**** Data section

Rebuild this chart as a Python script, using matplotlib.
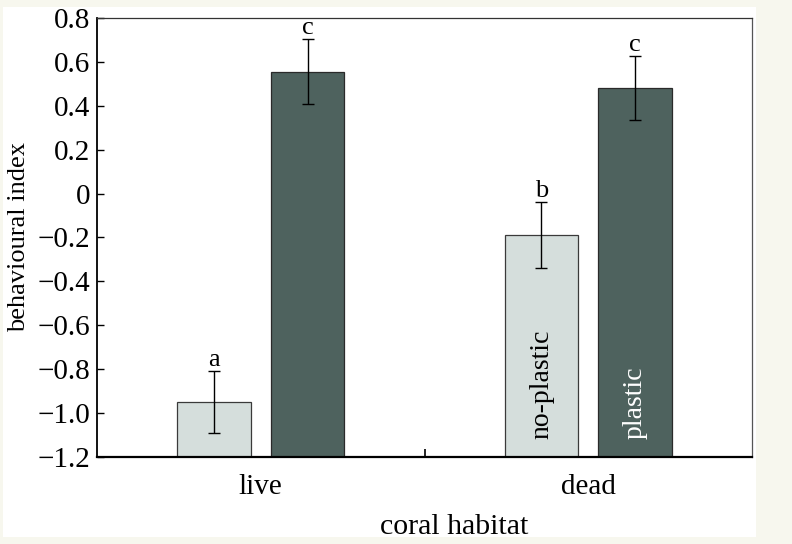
import matplotlib
matplotlib.use("Agg")
import matplotlib.pyplot as plt
from matplotlib.patches import Rectangle
import numpy as np

plt.rcParams['font.family'] = ['Liberation Serif', 'DejaVu Serif']

habitats = ['live', 'dead']
no_plastic = [-0.95, -0.19]
no_plastic_err = [0.143, 0.15]
plastic = [0.555, 0.48]
plastic_err = [0.148, 0.145]
letters_no_plastic = ['a', 'b']
letters_plastic = ['c', 'c']

light = '#d5dedc'
dark = '#4e625e'
base = -1.2

fig = plt.figure(figsize=(7.92, 5.44), dpi=100, facecolor='#f7f7ee')
fig.patches.append(Rectangle((0.004, 0.012), 0.95, 0.975, transform=fig.transFigure,
                             facecolor='white', edgecolor='none', zorder=-1))
ax = fig.add_axes([0.1225, 0.160, 0.827, 0.807])

x = np.arange(len(habitats))
off = 0.143
w = 0.225

ekw = dict(ecolor='black', elinewidth=1.0, capsize=4, capthick=1.0)
ax.bar(x - off, np.array(no_plastic) - base, w, bottom=base, color=light,
       edgecolor='#3a3a3a', linewidth=0.9, yerr=no_plastic_err, error_kw=ekw, zorder=2)
ax.bar(x + off, np.array(plastic) - base, w, bottom=base, color=dark,
       edgecolor='#2a2a2a', linewidth=0.9, yerr=plastic_err, error_kw=ekw, zorder=2)

# significance letters
for i in range(len(habitats)):
    ax.text(x[i] - off, no_plastic[i] + no_plastic_err[i], letters_no_plastic[i],
            ha='center', va='bottom', fontsize=19)
    ax.text(x[i] + off, plastic[i] + plastic_err[i], letters_plastic[i],
            ha='center', va='bottom', fontsize=19)

# in-bar labels
ax.text(x[1] - off, -1.12, 'no-plastic', rotation=90, ha='center', va='bottom',
        fontsize=20, color='black')
ax.text(x[1] + off, -1.12, 'plastic', rotation=90, ha='center', va='bottom',
        fontsize=20, color='white')

ax.set_xlim(-0.5, 1.5)
ax.set_ylim(-1.2, 0.8)
ax.set_yticks(np.arange(-1.2, 0.81, 0.2))
ax.set_yticklabels(['\u22121.2', '\u22121.0', '\u22120.8', '\u22120.6', '\u22120.4',
                    '\u22120.2', '0', '0.2', '0.4', '0.6', '0.8'])
ax.set_xticks(x)
ax.set_xticklabels(habitats)
ax.set_xticks([0.5], minor=True)
ax.tick_params(axis='x', which='major', length=0, pad=12, labelsize=21)
ax.tick_params(axis='x', which='minor', direction='in', length=6, width=1.2)
ax.tick_params(axis='y', direction='in', length=5, width=1.0, labelsize=21, pad=5)

ax.set_xlabel('coral habitat', fontsize=21.5, labelpad=10, x=0.545)
ax.set_ylabel('behavioural index', fontsize=19, labelpad=5)

ax.spines['bottom'].set_linewidth(1.6)
ax.spines['left'].set_linewidth(1.3)
ax.spines['top'].set_linewidth(0.9)
ax.spines['right'].set_linewidth(0.9)
ax.spines['top'].set_color('#333333')
ax.spines['right'].set_color('#555555')

fig.savefig('out.png', dpi=100, facecolor=fig.get_facecolor())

********

### What is being asked
Up to and including the line with "plt.rcParams['font.family'] = ['Liberation", copy the data above from its first line. Skip pictures.

### Response for this exercise
Rebuild this chart as a Python script, using matplotlib.
import matplotlib
matplotlib.use("Agg")
import matplotlib.pyplot as plt
from matplotlib.patches import Rectangle
import numpy as np

plt.rcParams['font.family'] = ['Liberation Serif', 'DejaVu Serif']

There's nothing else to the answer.